Payments companies that are managing growing API landscapes must consider all the different moving pieces. Here is a look at four important API portfolio considerations to take into account.

Managing and supporting an API program within a payments organization often requires a lot of change. Choosing the types of APIs that will compose the API portfolio, managing API lifecycles, and creating an API governance model are all important considerations for payments companies to achieve their strategic goals while removing obstacles that may stand in the way of those goals.

This article looks at four important API considerations for organizations that are managing API portfolios, including how to most effectively manage APIs both as individuals and as a portfolio.

1.Types of APIs

Payments companies that are just launching an API program may minimize variance across API formats. Limiting variety and maintaining similar implementation and design details for APIs can streamline deployment as teams can set their sites on functionality rather than debating different implementation ideologies. As an API portfolio grows and as teams and programs mature, it will likely become necessary to add variety into an API landscape to accommodate special use cases and customer needs. With time, emerging technologies and evolving preferences will also call for a more nuanced API landscape. Keeping a watchful eye on governance and design guidance can provide key signals that it’s time to add variety; when the two seem to be in opposition, it may be time to update guidelines.

2. Number of APIs

Just as with variety, the number of published APIs will typically start small and be seamlessly managed from a central location. As an organization increases the number of services and as the API program matures, this central source will probably not scale. Instead, review, approval, and management responsibilities will likely be distributed out to a larger group of both engineers and software architects. As the number of APIs increases and as the management circle widens, organizations must adapt guidelines and governance accordingly.

3.Insights into APIs

As an API portfolio and program matures, the ability to garner insights and maintain visibility across the entire ecosystem becomes more burdensome. There are certain insights that should be tracked over time, including:

  • The time it takes from idea to implementation of services
  • Which services are available and how those services can be connected
  • Performance and success per each API

Tracking these insights can help teams understand when certain APIs may need to be retired or at least updated. Just as with the other considerations, this becomes increasingly complex as the API landscape grows. What may begin as spreadsheet tracking and gateway logs will likely need to evolve into an automated process that includes real-time reporting to manage and monitor service performance and deployment status.

4. Governance of APIs

Depending on the complexity of a payments company’s API organization, governance may need to be distilled into distinct categories to ensure that APIs deliver the intended value without ending up in conflict. This article highlights how categorizing API governance into four buckets can help ease any contention that may exist between goals. Those four categories include:

API program governance: This includes defining the overarching API strategy and ensuring it aligns with the organization’s business goals and organizational dynamics. This effort is typically spearheaded by API program leadership or an API “Center for Enablement” (C4E).

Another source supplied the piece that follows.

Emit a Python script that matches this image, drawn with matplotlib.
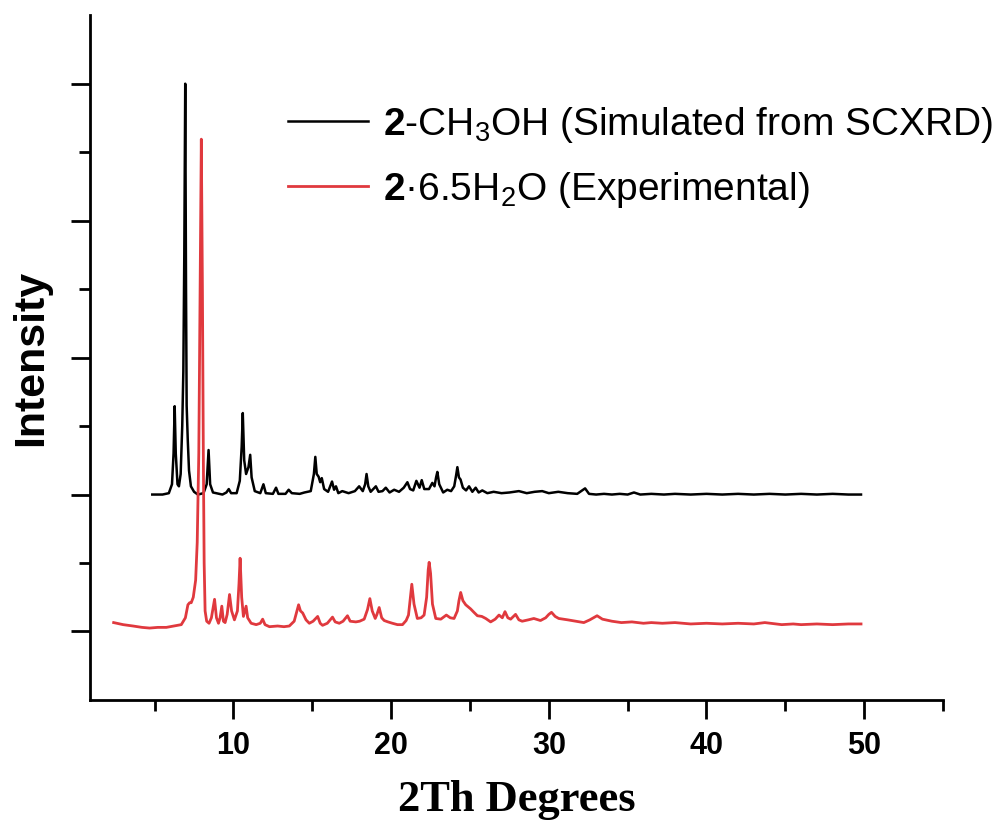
import numpy as np
import matplotlib
matplotlib.use("Agg")
import matplotlib.pyplot as plt

# trace vertices: (2theta, intensity in arbitrary offset units)
sim_pts = [
    (4.85, 2.0), (5.5, 2.0), (5.9, 2.02), (6.1, 2.15), (6.2, 2.6), (6.27, 3.29), (6.34, 2.6),
    (6.45, 2.15), (6.54, 2.12), (6.65, 2.3), (6.75, 3.0), (6.82, 3.8), (6.88, 5.5), (6.94, 8.0),
    (6.99, 5.0), (7.03, 3.3), (7.06, 3.1), (7.1, 2.8), (7.18, 2.35), (7.3, 2.12), (7.5, 2.04),
    (7.74, 2.0), (8.1, 2.02), (8.3, 2.15), (8.42, 2.65), (8.52, 2.15), (8.7, 2.03), (9.3, 2.0),
    (9.55, 2.03), (9.7, 2.08), (9.85, 2.02), (10.2, 2.02), (10.4, 2.2), (10.52, 2.7), (10.59, 3.19),
    (10.68, 2.5), (10.8, 2.3), (10.95, 2.4), (11.06, 2.58), (11.15, 2.25), (11.35, 2.05),
    (11.7, 2.02), (11.9, 2.15), (12.05, 2.02), (12.5, 2.01), (12.7, 2.1), (12.85, 2.01),
    (13.3, 2.01), (13.5, 2.07), (13.7, 2.02), (14.2, 2.01), (14.5, 2.03), (14.9, 2.05),
    (15.1, 2.3), (15.19, 2.55), (15.28, 2.3), (15.4, 2.26), (15.5, 2.18), (15.6, 2.24),
    (15.75, 2.08), (16.0, 2.04), (16.25, 2.19), (16.38, 2.07), (16.5, 2.12), (16.65, 2.02),
    (16.9, 2.05), (17.3, 2.02), (17.7, 2.05), (17.97, 2.12), (18.2, 2.05), (18.35, 2.15),
    (18.44, 2.3), (18.55, 2.12), (18.7, 2.04), (19.03, 2.12), (19.2, 2.04), (19.45, 2.05),
    (19.66, 2.1), (19.9, 2.03), (20.19, 2.07), (20.5, 2.04), (20.8, 2.1), (21.03, 2.18),
    (21.2, 2.08), (21.4, 2.06), (21.6, 2.2), (21.8, 2.1), (21.94, 2.21), (22.1, 2.08),
    (22.4, 2.08), (22.61, 2.17), (22.75, 2.12), (22.85, 2.25), (22.93, 2.33), (23.05, 2.15),
    (23.3, 2.03), (23.56, 2.07), (23.8, 2.05), (24.0, 2.12), (24.12, 2.28), (24.2, 2.4),
    (24.3, 2.25), (24.4, 2.22), (24.55, 2.1), (24.75, 2.06), (24.94, 2.12), (25.15, 2.04),
    (25.36, 2.1), (25.55, 2.03), (25.78, 2.06), (26.1, 2.02), (26.5, 2.04), (27.0, 2.02),
    (27.5, 2.03), (28.1, 2.05), (28.6, 2.02), (29.1, 2.04), (29.58, 2.05), (30.0, 2.02),
    (30.6, 2.04), (31.2, 2.02), (31.8, 2.01), (32.05, 2.05), (32.3, 2.09), (32.55, 2.01),
    (33.0, 2.0), (33.5, 2.01), (34.0, 2.0), (34.5, 2.01), (35.0, 2.0), (35.4, 2.03),
    (35.8, 2.0), (36.5, 2.01), (37.3, 2.0), (38.0, 2.01), (39.0, 2.0), (40.0, 2.01),
    (41.0, 2.0), (42.0, 2.01), (43.0, 2.0), (44.0, 2.01), (45.0, 2.0), (46.0, 2.01),
    (47.0, 2.0), (48.0, 2.01), (49.0, 2.0), (49.8, 2.0),
]

exp_pts = [
    (2.4, 0.13), (3.0, 0.1), (3.63, 0.08), (4.2, 0.06), (4.68, 0.05), (5.2, 0.06), (5.74, 0.06),
    (6.2, 0.08), (6.69, 0.1), (6.95, 0.2), (7.11, 0.39), (7.22, 0.42), (7.32, 0.42), (7.45, 0.5),
    (7.6, 0.75), (7.7, 1.3), (7.8, 2.6), (7.88, 5.0), (7.96, 7.19), (8.03, 5.0), (8.09, 2.5),
    (8.14, 1.0), (8.2, 0.3), (8.3, 0.15), (8.45, 0.12), (8.6, 0.2), (8.8, 0.47), (8.92, 0.2),
    (9.05, 0.12), (9.15, 0.2), (9.26, 0.37), (9.36, 0.15), (9.47, 0.13), (9.6, 0.25), (9.75, 0.54),
    (9.88, 0.3), (10.06, 0.17), (10.25, 0.3), (10.35, 0.7), (10.42, 1.07), (10.52, 0.5),
    (10.63, 0.22), (10.72, 0.3), (10.8, 0.37), (10.9, 0.2), (11.12, 0.12), (11.44, 0.1),
    (11.7, 0.12), (11.85, 0.18), (12.0, 0.1), (12.28, 0.07), (12.8, 0.08), (13.2, 0.07),
    (13.54, 0.08), (13.85, 0.15), (14.0, 0.28), (14.13, 0.39), (14.25, 0.3), (14.39, 0.27),
    (14.6, 0.17), (14.81, 0.12), (15.05, 0.15), (15.34, 0.22), (15.5, 0.12), (15.65, 0.09),
    (15.95, 0.12), (16.28, 0.21), (16.45, 0.14), (16.71, 0.12), (16.95, 0.15), (17.23, 0.23),
    (17.4, 0.15), (17.76, 0.14), (18.0, 0.15), (18.29, 0.18), (18.5, 0.32), (18.65, 0.48),
    (18.8, 0.3), (18.99, 0.19), (19.1, 0.25), (19.24, 0.35), (19.4, 0.2), (19.56, 0.16),
    (19.8, 0.14), (20.08, 0.12), (20.4, 0.1), (20.72, 0.1), (20.95, 0.16), (21.1, 0.24),
    (21.2, 0.45), (21.31, 0.69), (21.45, 0.4), (21.66, 0.19), (21.9, 0.2), (22.09, 0.24),
    (22.25, 0.5), (22.35, 0.9), (22.41, 1.01), (22.5, 0.85), (22.62, 0.4), (22.83, 0.19),
    (23.15, 0.18), (23.5, 0.24), (23.75, 0.2), (23.99, 0.19), (24.2, 0.3), (24.3, 0.45),
    (24.41, 0.57), (24.55, 0.45), (24.73, 0.39), (25.04, 0.33), (25.25, 0.28), (25.47, 0.23),
    (25.75, 0.22), (26.0, 0.19), (26.31, 0.14), (26.6, 0.18), (26.84, 0.24), (27.05, 0.2),
    (27.22, 0.29), (27.4, 0.2), (27.58, 0.18), (27.89, 0.25), (28.1, 0.17), (28.31, 0.15),
    (28.7, 0.17), (29.05, 0.19), (29.47, 0.16), (29.8, 0.2), (30.0, 0.25), (30.17, 0.28),
    (30.4, 0.22), (30.63, 0.19), (31.2, 0.17), (31.69, 0.15), (32.22, 0.13), (32.6, 0.17),
    (33.06, 0.23), (33.4, 0.18), (34.0, 0.15), (34.6, 0.13), (35.27, 0.14), (36.0, 0.12),
    (36.5, 0.13), (37.2, 0.12), (38.0, 0.13), (39.0, 0.11), (40.0, 0.12), (41.0, 0.11),
    (42.0, 0.12), (43.0, 0.11), (43.7, 0.13), (44.77, 0.1), (45.5, 0.11), (46.0, 0.1),
    (47.0, 0.11), (48.0, 0.1), (49.0, 0.11), (49.8, 0.11),
]

sim_label = r"$\mathbf{2}$-CH$_3$OH (Simulated from SCXRD)"
exp_label = r"$\mathbf{2}$·6.5H$_2$O (Experimental)"
x_major = [10, 20, 30, 40, 50]

plt.rcParams["font.family"] = ["Liberation Sans", "DejaVu Sans"]
plt.rcParams["mathtext.fontset"] = "custom"
plt.rcParams["mathtext.rm"] = "Liberation Sans"
plt.rcParams["mathtext.it"] = "Liberation Sans:italic"
plt.rcParams["mathtext.bf"] = "Liberation Sans:bold"

sim_x, sim_y = np.array(sim_pts).T
exp_x, exp_y = np.array(exp_pts).T

fig = plt.figure(figsize=(10, 8.23), dpi=100)
ax = fig.add_axes([0.09, 0.1495, 0.853, 0.832])

ax.plot(sim_x, sim_y, color="black", lw=1.8, label=sim_label)
ax.plot(exp_x, exp_y, color="#e0393e", lw=2.0, label=exp_label)

ax.set_xlim(0.9, 55)
ax.set_ylim(-1, 9)
ax.set_xticks(x_major)
ax.set_xticks(np.arange(5, 56, 10), minor=True)
ax.set_yticks([0, 2, 4, 6, 8])
ax.set_yticks([1, 3, 5, 7], minor=True)
ax.set_yticklabels([])

for side in ("top", "right"):
    ax.spines[side].set_visible(False)
for side in ("left", "bottom"):
    ax.spines[side].set_linewidth(2)

ax.tick_params(which="major", direction="out", length=14, width=2, labelsize=22, pad=8)
ax.tick_params(which="minor", direction="out", length=8, width=2)
for lab in ax.get_xticklabels():
    lab.set_fontweight("bold")

ax.set_xlabel("2Th Degrees", family="Liberation Serif", fontweight="bold", fontsize=32, labelpad=14)
ax.set_ylabel("Intensity", fontweight="bold", fontsize=31)
ax.yaxis.set_label_coords(-0.045, 0.5)

ax.legend(loc="upper left", bbox_to_anchor=(0.288, 0.873), bbox_transform=fig.transFigure,
          frameon=False, fontsize=28, handlelength=2.05, handletextpad=0.4,
          labelspacing=0.65, borderpad=0, borderaxespad=0)

fig.savefig("out.png", dpi=100)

API product governance: This includes lifecycle management for individual APIs to ensure they continue to meet business objectives by measuring API products against the business model. API product teams API product managers are usually in charge of API product governance.

API portfolio governance: API portfolio governance focuses on managing an organization’s superset of API products to ensure that product teams are not duplicating efforts or opening up vulnerabilities and that developer experiences remain consistent. Early-stage API portfolio governance normally falls under the C4E umbrella of responsibility.

API platform governance: This area of governance focuses on enforcing policies for the other three buckets of governance as well as leveraging automation and digital capabilities to boost resilience, security, and stability within the operational environment. C4E also takes ownership of this category in the early stages.

As conflict will tend to happen between these areas (rather than within them), this categorization can aid in the creation of a holistic API governance model that minimizes friction while maintaining clear ownership roles.

Whether an organization is managing just a few APIs or hundreds or thousands, challenges will arise along the way. Being cognizant of the considerations outlined above can streamline growth and efficiency as a company adds more APIs and teams to the ecosystem.